Things are now likely to get worse. Hoping to stimulate the construction industry, the government has just announced a two-year relaxation of planning laws on extensions. The idea is that turning a blind eye to a few more backyard conservatories could kick-start Britain’s enfeebled economy. The unacknowledged likelihood is that rogue landlords will also have the chance to create even more sheds with beds, now almost entirely free of planning scrutiny.
On first glance, this unregulated in-fill might seem like the sort of density-boosting measure writers such as Ed Glaeser and Matthew Yglesias have argued for. But London’s sheds with beds have cropped up in already high density areas, whose row houses have tiny yards initially intended just for clothes drying and housing an outside toilet. Packing extra renters – often recent immigrants – into shoddily built extensions in these cramped neighborhoods doesn’t represent a total relaxation of zoning laws, it’s just a small exploitative niche within the current system, flourishing and festering while city-wide rents still rise.

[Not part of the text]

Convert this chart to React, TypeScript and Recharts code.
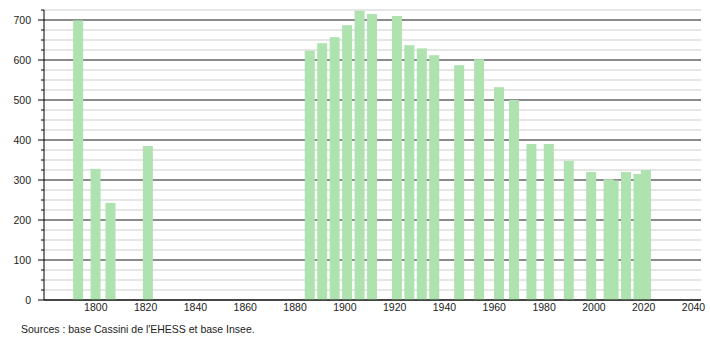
import React from "react";
import { BarChart, Bar, XAxis, YAxis, CartesianGrid } from "recharts";

const years = [
  1793, 1800, 1806, 1821, 1886, 1891, 1896, 1901, 1906, 1911, 1921, 1926, 1931, 1936,
  1946, 1954, 1962, 1968, 1975, 1982, 1990, 1999, 2006, 2008, 2013, 2018, 2021,
];
const population = [
  699, 328, 243, 385, 623, 642, 657, 687, 723, 715, 710, 637, 629, 612,
  587, 602, 532, 500, 390, 390, 348, 320, 302, 299, 320, 315, 325,
];
const xTicks = [1800, 1820, 1840, 1860, 1880, 1900, 1920, 1940, 1960, 1980, 2000, 2020, 2040];
const majorTicks = [0, 100, 200, 300, 400, 500, 600, 700];
const minorTicks = [
  0, 25, 50, 75, 100, 125, 150, 175, 200, 225, 250, 275, 300, 325, 350, 375,
  400, 425, 450, 475, 500, 525, 550, 575, 600, 625, 650, 675, 700, 725,
];

const data = years.map((year, i) => ({ year, pop: population[i] }));

const FONT = '"Liberation Sans", Arial, sans-serif';
const BAR_COLOR = "#aee2ae";

const YTick = (props: any) => {
  const { x, y, payload } = props;
  const major = payload.value % 100 === 0;
  return (
    <g>
      <line x1={x - (major ? 6 : 3)} x2={x} y1={y} y2={y} stroke="#000" />
      {major && (
        <text x={x - 13} y={y} dy="0.35em" textAnchor="end" fontSize={10.5} fill="#222" fontFamily={FONT}>
          {payload.value}
        </text>
      )}
    </g>
  );
};

const XTick = (props: any) => {
  const { x, y, payload } = props;
  return (
    <text x={x} y={y} dy={11} textAnchor="middle" fontSize={10.5} fill="#222" fontFamily={FONT}>
      {payload.value}
    </text>
  );
};

// fixed 10px bars, recentered on the year coordinate
const BarShape = (props: any) => {
  const { x, y, width, height } = props;
  const cx = x + width / 2;
  return <rect x={cx - 5} y={y} width={10} height={height} fill={BAR_COLOR} />;
};

export default function App() {
  return (
    <div style={{ position: "relative", width: 710, height: 340, background: "#fff" }}>
      <style>{"body{margin:0}"}</style>
      <BarChart
        width={710}
        height={340}
        data={data}
        margin={{ top: 10, right: 9, bottom: 0, left: 0 }}
      >
        <CartesianGrid vertical={false} horizontalValues={minorTicks} stroke="#cccccc" />
        <CartesianGrid vertical={false} horizontalValues={majorTicks} stroke="#333333" />
        <XAxis
          dataKey="year"
          type="number"
          domain={[1779.2, 2043]}
          ticks={xTicks}
          interval={0}
          allowDataOverflow
          height={40}
          tickSize={0}
          tickMargin={0}
          tickLine={false}
          axisLine={{ stroke: "#000" }}
          tick={<XTick />}
        />
        <YAxis
          type="number"
          domain={[0, 725]}
          ticks={minorTicks}
          interval={0}
          allowDataOverflow
          width={44}
          tickSize={0}
          tickMargin={0}
          tickLine={false}
          axisLine={{ stroke: "#000" }}
          tick={<YTick />}
        />
        <Bar dataKey="pop" barSize={10} fill={BAR_COLOR} shape={<BarShape />} isAnimationActive={false} />
      </BarChart>
      <div
        style={{
          position: "absolute",
          left: 21,
          top: 323,
          fontFamily: FONT,
          fontSize: 10.5,
          color: "#222",
          whiteSpace: "nowrap",
        }}
      >
        Sources : base Cassini de l'EHESS et base Insee.
      </div>
    </div>
  );
}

As sheds with beds also tend to have occupants not born in the U.K., residents often lack the legal status or English skills to make them feel confident contacting the authorities about their problems. Landlords often withhold tenancy agreements from them so as not to leave a paper trail, meaning they lack the proof of address essential for opening bank accounts or seeking benefits.
If these conditions sound Dickensian, that’s because they are. Backyard barracks were a typical feature of East London in Victorian times – one of Jack the Ripper’s victims was murdered in one over in Spitalfields in 1888 – with overcrowded two-up, two-downs the area’s standard housing type until many were cleared for new public projects between the 1950s and the 1970s.
The loss of many of these older houses has been widely mourned in recent years, not least because the modern projects that replaced them were sometimes ill thought-out and soon considered slums themselves. It’s important to remember, however, that such schemes were initiated because housing conditions were poor and residents were often in the clutches of exploitative private landlords. My dad grew up in Newham and (generally a glass half empty kind of person) he remembers his old two-up, two-down as damp, poky and overcrowded, with toilets in the back garden, plumbed-in baths available only at the local bathhouse and rent collectors regularly banging on the door while his mother hid.
With private landlords stepping into the breach left by state neglect once more, it seems the bad old days could be coming back. In a trend common across London boroughs, Newham built a grand total of zero affordable homes this year and has even considered dumping welfare claimants in cheaper northern English towns. It’s no wonder backyard speculators have found a niche in this dire situation. When the authorities would rather whisk the unwanted poor out of the capital, they at least make a precarious form of city life feasible.
Anne-Fay Townsend, a London based journalist and blogger, contributed to this piece.